You’ve heard about the many ways autonomous robots can help in your warehouse, especially when you’re dealing with a labor shortage. Put simply, autonomous mobile robots (AMRs) do a great job of taking over all the mundane, manual tasks that many employees don’t want to manage—picking, stocking shelves, and transporting goods around the facility.

However, you might not think of the role they can play with sortation. Today’s AMRs can also further enhance already automated sortation or sorting systems in several ways. When you combine AMRs with automated sortation, you can gain precision, efficiency, flexibility, and overall operational effectiveness. Combined, this can lead to continuous improvement and improved customer satisfaction.

Taking a closer look at the many benefits you might experience, they include:

Greater precision and flexibility: Advanced robotic systems can handle a host of sizes, shapes, and product types with better precision. A wider variety of products can be sorted and items can be handled that might be difficult in a traditional or automated system without the addition of robots.

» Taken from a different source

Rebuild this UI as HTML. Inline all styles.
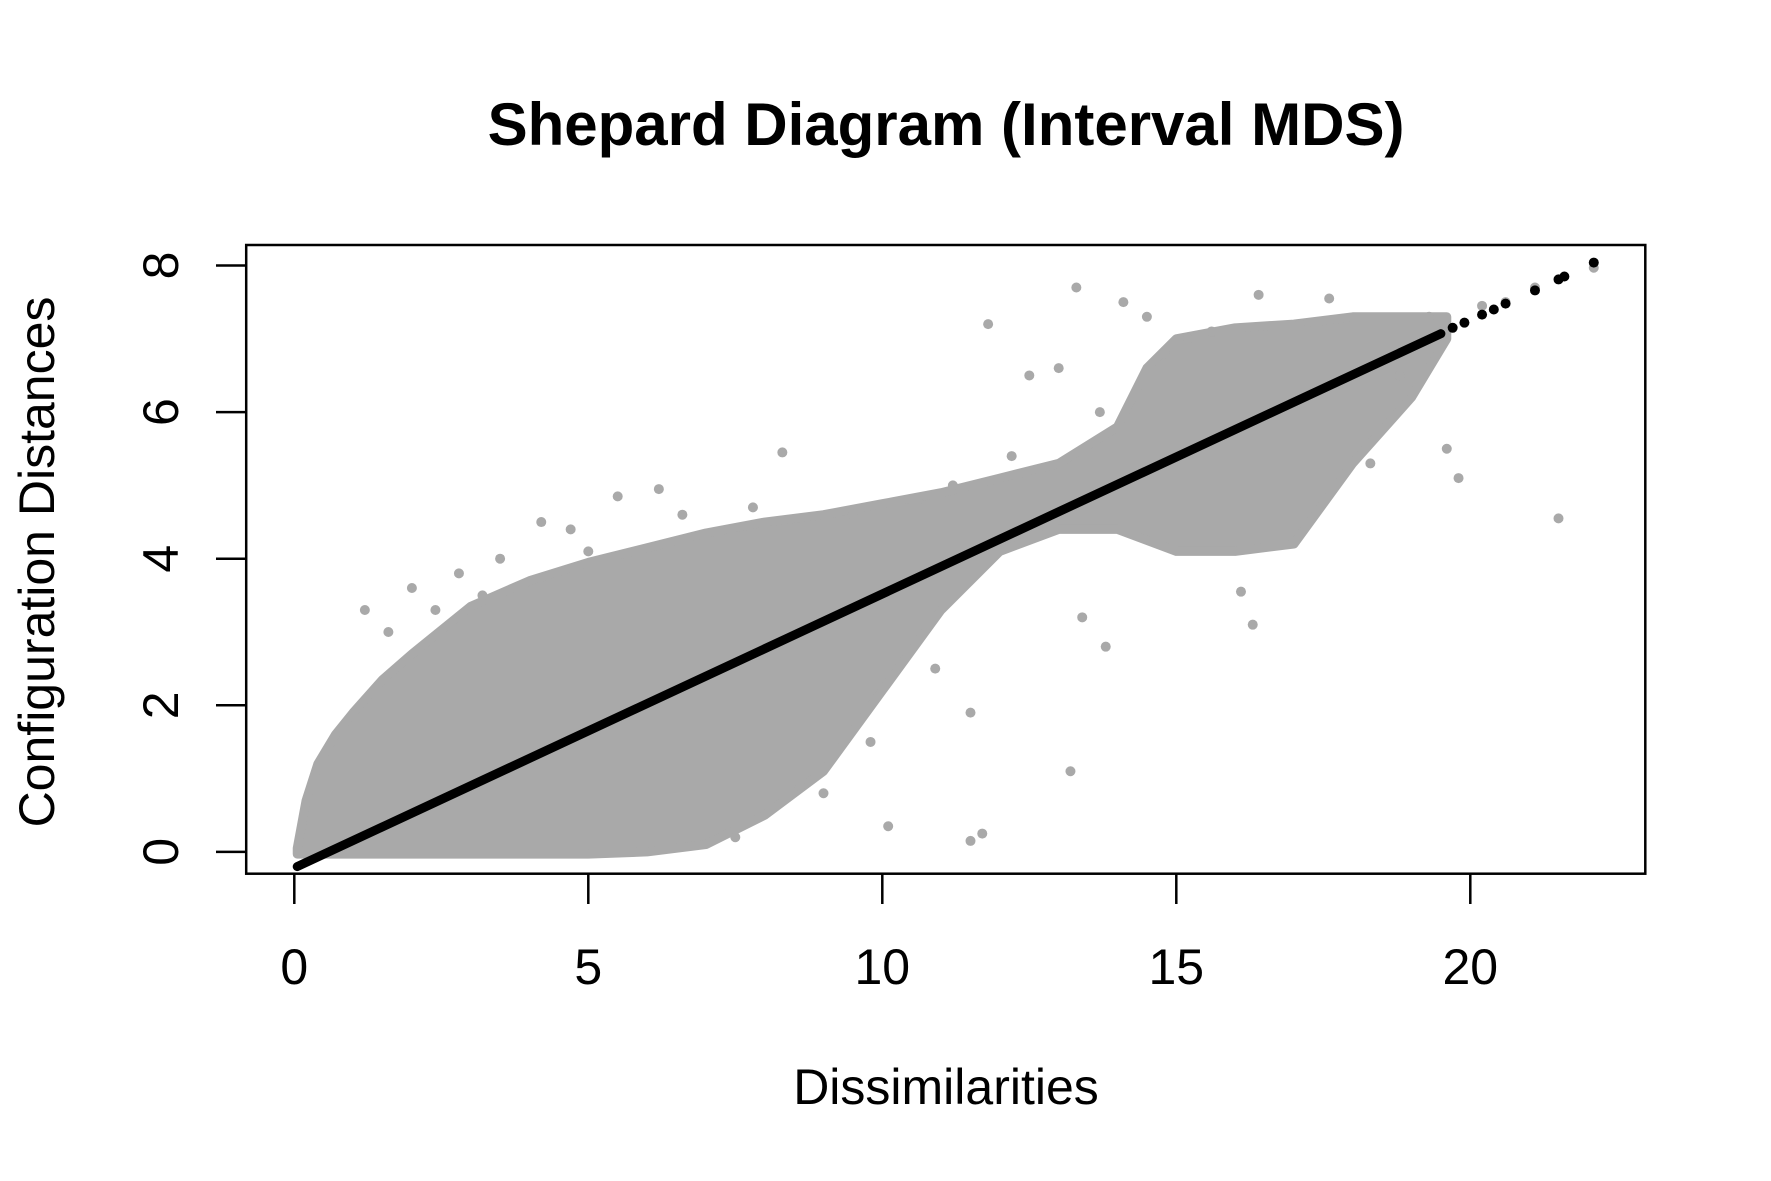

Improved efficiency and speed: Automated environments are already efficient, but AMRs can multiply that effect. Robots help sort items faster, they can work without breaks, and maintain a consistent pace that boosts overall throughput.

Enhanced scalability: When operations are busy, the old approach was applying more labor to help scale up. With the labor shortage, facilities need a new approach, and robots are it. You can easily scale up with more robots when you are experiencing spikes in volume or peak season. When things slow down again, you simply take a few robots out of the fleet. This allows you much more flexibility over the course of a year.

Reduced bottlenecks: For all the good sortation systems do, they are sometimes susceptible to bottlenecks. Robots can identify and adapt to bottlenecks, especially if they are equipped with AI capabilities. This helps provide for smoother operations and reduces any hold ups in processing the movement of goods.

Advanced sorting: When equipped with advanced capabilities like AI or machine learning, robots can make decisions about item sortation. Using size, weight, destination, or other characteristics, robots can sort products to assist in the sortation process.

Integration with WMS: Robots are also easily integrated with warehouse management systems (WMS) which enhances real-time data and analytics. With sortation, this helps optimize workflow.

Operational resilience: robots are able to operate in most environments, whether cold, warm or hazardous. This allows them to coordinate with sortation no matter what the company or its operational environment.

Long-term cost savings: Robots are costly to buy into, but over the long run, they can return a significant ROI. Combined with sortation, you’ll realize reduced operational costs, better efficiency, and reduced errors.

When you put all the benefits together, the combination of robots and sortation systems leads to greater flexibility and improved efficiencies. In an omnichannel environment, that’s well worth an investment.